Find every line in the records that holds the string "with". Copy each one.

Material for this exercise:
start

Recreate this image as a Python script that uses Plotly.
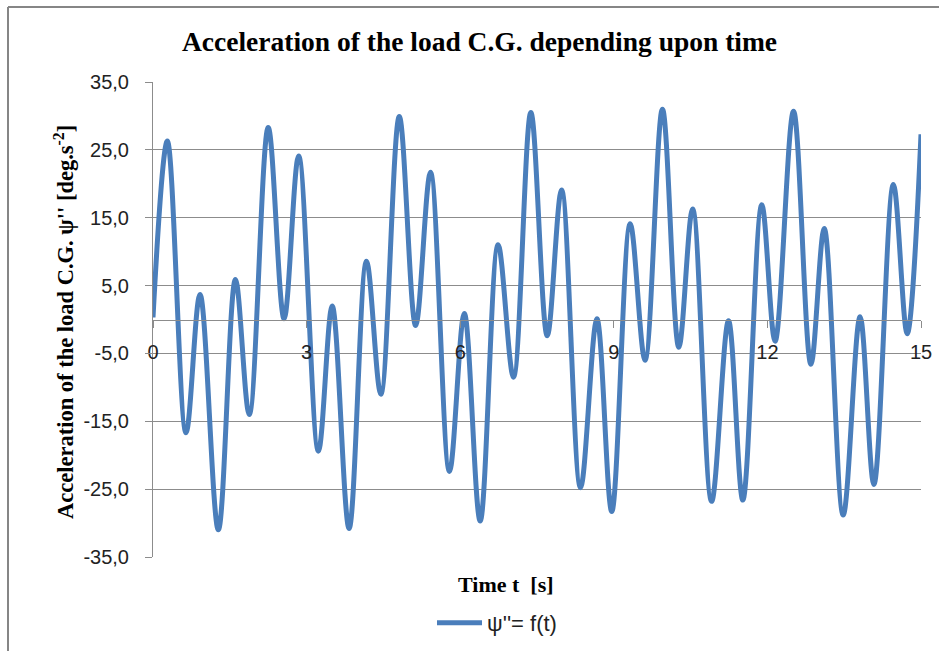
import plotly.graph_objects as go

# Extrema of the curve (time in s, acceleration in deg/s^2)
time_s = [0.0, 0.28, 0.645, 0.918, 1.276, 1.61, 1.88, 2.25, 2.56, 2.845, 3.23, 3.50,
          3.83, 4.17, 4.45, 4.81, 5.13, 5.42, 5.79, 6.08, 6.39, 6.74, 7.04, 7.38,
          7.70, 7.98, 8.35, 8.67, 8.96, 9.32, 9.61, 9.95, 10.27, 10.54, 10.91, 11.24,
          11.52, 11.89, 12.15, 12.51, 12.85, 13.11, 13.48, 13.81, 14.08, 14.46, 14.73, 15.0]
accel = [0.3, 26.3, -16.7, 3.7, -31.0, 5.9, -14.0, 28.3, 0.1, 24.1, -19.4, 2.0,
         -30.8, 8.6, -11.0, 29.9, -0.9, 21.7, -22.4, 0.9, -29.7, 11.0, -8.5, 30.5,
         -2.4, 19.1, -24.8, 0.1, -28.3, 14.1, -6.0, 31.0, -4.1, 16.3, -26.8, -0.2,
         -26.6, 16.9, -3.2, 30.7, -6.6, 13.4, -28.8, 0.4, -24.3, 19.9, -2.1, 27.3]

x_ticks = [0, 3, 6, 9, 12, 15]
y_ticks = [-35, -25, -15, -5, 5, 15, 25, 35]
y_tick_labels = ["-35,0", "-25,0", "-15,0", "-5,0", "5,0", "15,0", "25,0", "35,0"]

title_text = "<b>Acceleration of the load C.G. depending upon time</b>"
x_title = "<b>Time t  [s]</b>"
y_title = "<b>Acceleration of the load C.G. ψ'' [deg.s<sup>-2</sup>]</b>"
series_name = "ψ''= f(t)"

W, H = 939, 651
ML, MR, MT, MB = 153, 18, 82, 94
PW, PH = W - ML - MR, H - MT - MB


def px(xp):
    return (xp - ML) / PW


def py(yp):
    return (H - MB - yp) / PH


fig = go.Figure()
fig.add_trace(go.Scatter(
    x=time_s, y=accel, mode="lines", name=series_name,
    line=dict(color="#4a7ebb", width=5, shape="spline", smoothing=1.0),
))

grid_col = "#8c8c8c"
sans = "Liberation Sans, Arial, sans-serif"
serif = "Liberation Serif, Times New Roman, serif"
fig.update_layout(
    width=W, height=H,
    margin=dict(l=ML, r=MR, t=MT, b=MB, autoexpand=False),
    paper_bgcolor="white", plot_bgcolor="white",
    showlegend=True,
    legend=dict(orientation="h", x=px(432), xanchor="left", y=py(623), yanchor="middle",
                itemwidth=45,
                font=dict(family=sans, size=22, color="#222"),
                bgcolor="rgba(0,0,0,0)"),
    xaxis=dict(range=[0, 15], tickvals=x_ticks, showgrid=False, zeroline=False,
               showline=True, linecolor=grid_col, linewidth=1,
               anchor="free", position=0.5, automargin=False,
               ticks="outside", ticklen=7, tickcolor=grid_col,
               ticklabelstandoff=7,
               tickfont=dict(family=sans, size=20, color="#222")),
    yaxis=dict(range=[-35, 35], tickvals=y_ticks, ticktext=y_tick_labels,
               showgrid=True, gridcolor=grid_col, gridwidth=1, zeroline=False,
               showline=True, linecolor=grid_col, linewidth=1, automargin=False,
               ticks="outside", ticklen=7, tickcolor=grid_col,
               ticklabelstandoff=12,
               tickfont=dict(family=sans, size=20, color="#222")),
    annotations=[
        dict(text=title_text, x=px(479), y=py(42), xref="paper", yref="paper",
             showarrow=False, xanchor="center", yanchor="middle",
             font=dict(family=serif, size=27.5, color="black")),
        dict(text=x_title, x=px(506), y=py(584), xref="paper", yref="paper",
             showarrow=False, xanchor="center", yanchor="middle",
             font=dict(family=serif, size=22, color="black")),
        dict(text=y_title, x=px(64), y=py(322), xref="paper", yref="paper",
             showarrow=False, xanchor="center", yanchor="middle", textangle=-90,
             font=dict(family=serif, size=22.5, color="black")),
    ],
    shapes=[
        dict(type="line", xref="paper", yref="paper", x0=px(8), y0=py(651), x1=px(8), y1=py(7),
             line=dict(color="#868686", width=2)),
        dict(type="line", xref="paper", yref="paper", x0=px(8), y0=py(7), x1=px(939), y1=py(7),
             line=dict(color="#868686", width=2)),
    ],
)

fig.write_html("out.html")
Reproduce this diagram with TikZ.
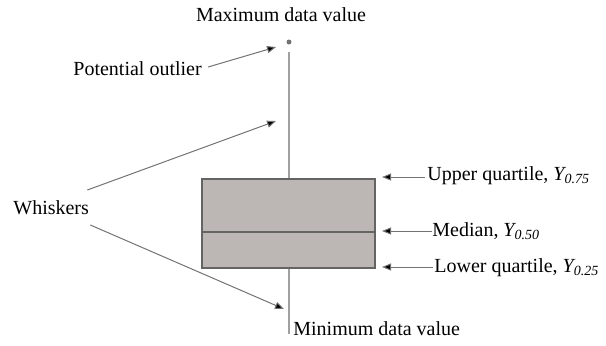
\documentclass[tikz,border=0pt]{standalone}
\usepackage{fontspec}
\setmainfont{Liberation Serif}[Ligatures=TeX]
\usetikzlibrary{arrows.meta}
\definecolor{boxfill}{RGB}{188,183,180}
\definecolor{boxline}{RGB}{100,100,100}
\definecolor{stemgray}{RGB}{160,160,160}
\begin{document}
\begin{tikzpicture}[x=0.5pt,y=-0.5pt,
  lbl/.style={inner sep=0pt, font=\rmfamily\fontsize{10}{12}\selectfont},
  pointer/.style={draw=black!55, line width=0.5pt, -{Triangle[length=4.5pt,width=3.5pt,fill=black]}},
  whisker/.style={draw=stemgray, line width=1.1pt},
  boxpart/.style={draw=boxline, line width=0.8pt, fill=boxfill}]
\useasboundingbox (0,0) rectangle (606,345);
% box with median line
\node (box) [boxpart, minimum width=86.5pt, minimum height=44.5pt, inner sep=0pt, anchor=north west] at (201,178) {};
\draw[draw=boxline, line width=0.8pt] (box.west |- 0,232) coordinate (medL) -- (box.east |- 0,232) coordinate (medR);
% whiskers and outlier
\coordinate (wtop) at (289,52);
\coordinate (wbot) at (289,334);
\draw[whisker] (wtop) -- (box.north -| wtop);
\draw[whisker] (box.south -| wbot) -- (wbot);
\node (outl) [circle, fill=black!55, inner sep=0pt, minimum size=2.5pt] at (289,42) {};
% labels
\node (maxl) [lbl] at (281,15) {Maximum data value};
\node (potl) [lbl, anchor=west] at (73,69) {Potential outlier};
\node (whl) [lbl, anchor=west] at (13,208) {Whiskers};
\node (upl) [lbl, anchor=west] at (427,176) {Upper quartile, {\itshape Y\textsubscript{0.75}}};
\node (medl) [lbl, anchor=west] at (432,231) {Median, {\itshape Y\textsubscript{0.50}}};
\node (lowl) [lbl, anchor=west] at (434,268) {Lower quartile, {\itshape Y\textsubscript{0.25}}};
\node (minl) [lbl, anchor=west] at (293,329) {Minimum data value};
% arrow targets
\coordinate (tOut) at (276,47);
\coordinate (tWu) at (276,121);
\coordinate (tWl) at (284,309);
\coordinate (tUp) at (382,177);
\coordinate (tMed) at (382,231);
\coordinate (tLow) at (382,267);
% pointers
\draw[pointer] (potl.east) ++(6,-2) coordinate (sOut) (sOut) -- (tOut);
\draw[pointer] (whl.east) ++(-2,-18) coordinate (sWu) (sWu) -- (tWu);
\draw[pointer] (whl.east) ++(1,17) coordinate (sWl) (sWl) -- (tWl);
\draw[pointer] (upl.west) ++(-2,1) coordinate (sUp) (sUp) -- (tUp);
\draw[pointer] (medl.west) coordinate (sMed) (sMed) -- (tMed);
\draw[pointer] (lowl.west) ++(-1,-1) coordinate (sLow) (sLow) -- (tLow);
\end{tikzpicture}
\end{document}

end

Exercise answer:
Reproduce this diagram with TikZ.
% box with median line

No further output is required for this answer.